Attualità
Persistenti preoccupazioni per il Servizio Sanitario Nazionale
Il Servizio Sanitario Nazionale è a rischio, punto cruciale è il rinnovo del contratto di lavoro, considerato inadeguato, e le previsioni pensionistiche peggiorative. A questo si aggiunge nel medio termine il mancato ricambio che si prevede nei prossimi anni con il pensionamento di molte migliaia di medici e paramedici per raggiunti limiti di età.
di Alexander Virgili
In questi ultimi mesi un numero crescente di medici sta esprimendo preoccupazione per le sorti del Servizio Sanitario Nazionale, non solo per quanto riguarda il contratto di lavoro e le risorse relative ma più in generale sulla possibilità di una sua tenuta già nell’immediato futuro. Ricapitolando i punti critici che stanno emergendo si tratta di fattori a breve, medio e lungo periodo. Il rinnovo del contratto di lavoro, considerato inadeguato, e le previsioni pensionistiche peggiorative sono difficoltà, per certi versi, a breve termine, nel senso che potrebbero essere, se non risolte, molto attutite da modifiche di bilancio ed interventi legislativi. Nel medio termine un problema consistente è il mancato ricambio che si prevede nei prossimi anni con il pensionamento di molte migliaia di medici per raggiunti limiti di età. Bisognerebbe dire medici ma anche paramedici, visto che di essi già si lamenta da alcuni anni carenza. Manifestazione della progressiva contrazione di personale medico e paramedico disponibile è anche la durata delle liste di attesa. Oramai è considerato “normale” dover attendere alcuni mesi (talvolta un anno o più!!) per visite specialistiche, interventi e terapie, pur in presenza di patologie di rilievo. In alcune aree del Paese la esigua presenza di alcuni specialisti li porta a dover affrontare turni molto faticosi e talvolta spostamenti continui da una struttura all’altra.
Gravissima la situazione in molti pronto soccorso, un servizio essenziale e di garanzia per la cittadinanza, per il quale il numero di specialisti e di personale disponibile è in continuo calo, ciò sia per la presenza di maggiori rischi professionali sia per i rischi talvolta anche fisici diretti (aggressioni, proteste, disagio e conflittualità). Nel lungo periodo, a detta di molti medici, sembra mancare una strategia di sopravvivenza del Servizio Sanitario pubblico stesso. Il numero chiuso di accesso alle università non è risultato efficace, per non dire che è stato un fallimento, visto che non ha garantito né una costante alta qualità della formazione, non avendo selezionato i migliori e più adatti lungo il percorso di formazione ma operato con criteri opinabili in fase di accesso, né un adeguato ricambio generazionale, come dovrebbe avvenire in tutte le professioni. Probabilmente la visione di alcuni era proprio quella di ridurre progressivamente il servizio pubblico o di mantenere posizioni accademiche consolidate. Ma le critiche mosse vanno oltre, evidenziando che non c’è stata programmazione adeguata nelle spese, nei costi e negli obiettivi da raggiungere, avendo come priorità il miglioramento delle condizioni di salute per la popolazione e di soccorso e terapia in caso di necessità.

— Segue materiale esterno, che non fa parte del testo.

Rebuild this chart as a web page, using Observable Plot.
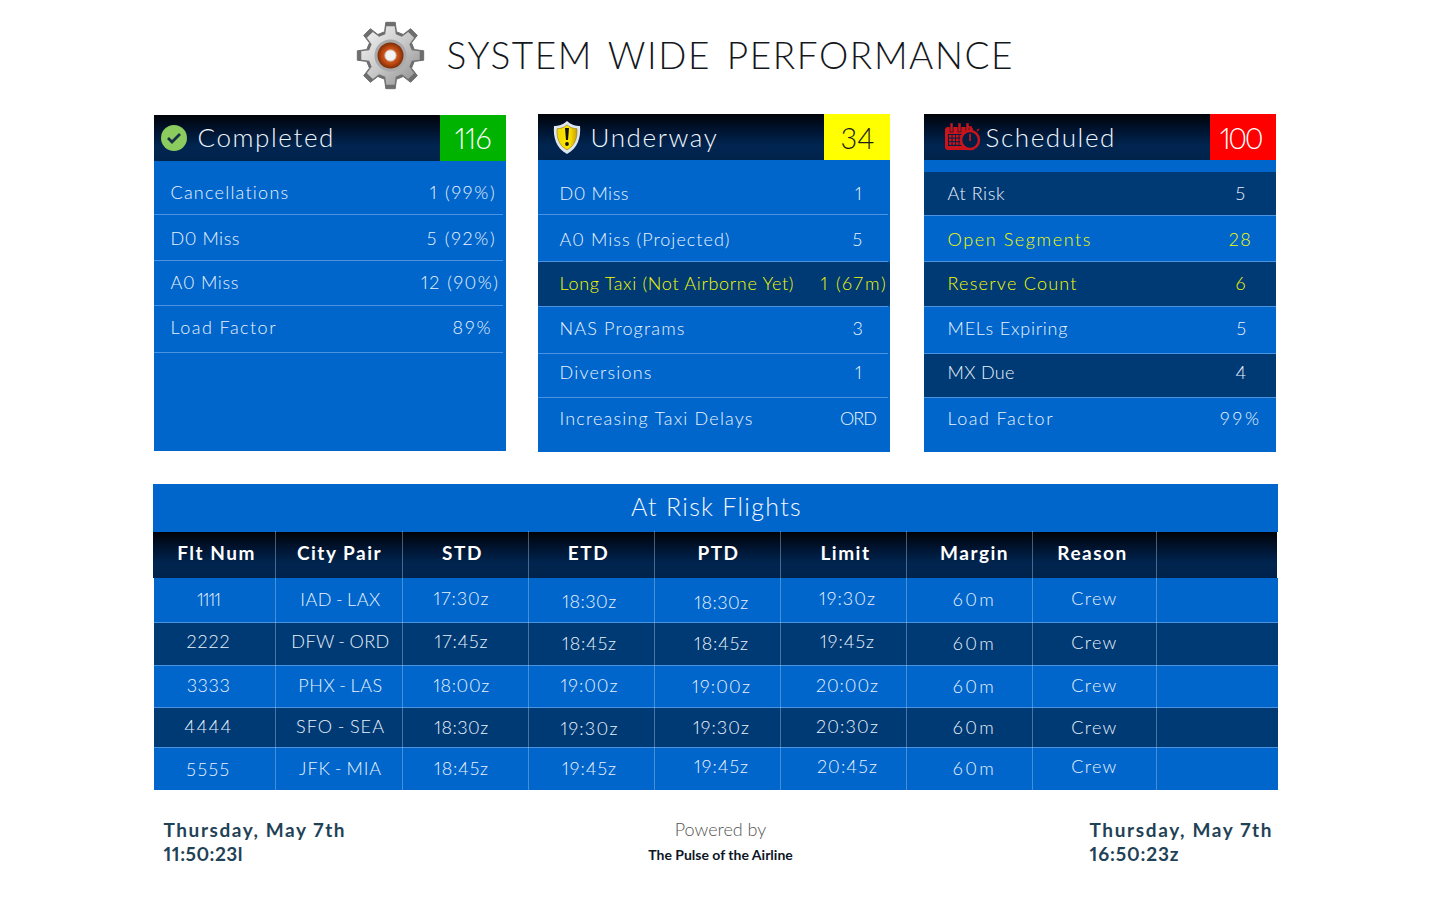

La prevenzione sembra sia stata affidata solo a procedure interne al servizio stesso e non anche al miglioramento della alimentazione, dell’ambiente, dell’acqua. La durata media della vita è aumentata ma non omogeneamente. Alcuni lamentano poi l’abnorme spesa farmaceutica che, si dice, non segue neppure i normali criteri della concorrenza liberista visto che alcuni produttori hanno brevetti esclusivi e che lo Stato non interviene direttamente per alcune produzioni essenziali o salvavita che potrebbero calmierare i costi. Infine, si obietta che la gestione dei Servizio affidata a persone scelte con criteri politici e non in base alla professionalità e competenza nel settore, unita ad una burocratizzazione che snatura la professione, ha peggiorato la qualità del servizio. Certo, se i professionisti del settore pubblico percepiscono tante criticità la situazione è allarmante, poiché se ne deduce una ampia insoddisfazione una disaffezione crescente cui forse si può rispondere, individualmente, solo con il passaggio al settore privato, determinando, appunto, la morte del servizio pubblico, a poco più di quaranta anni dalla nascita.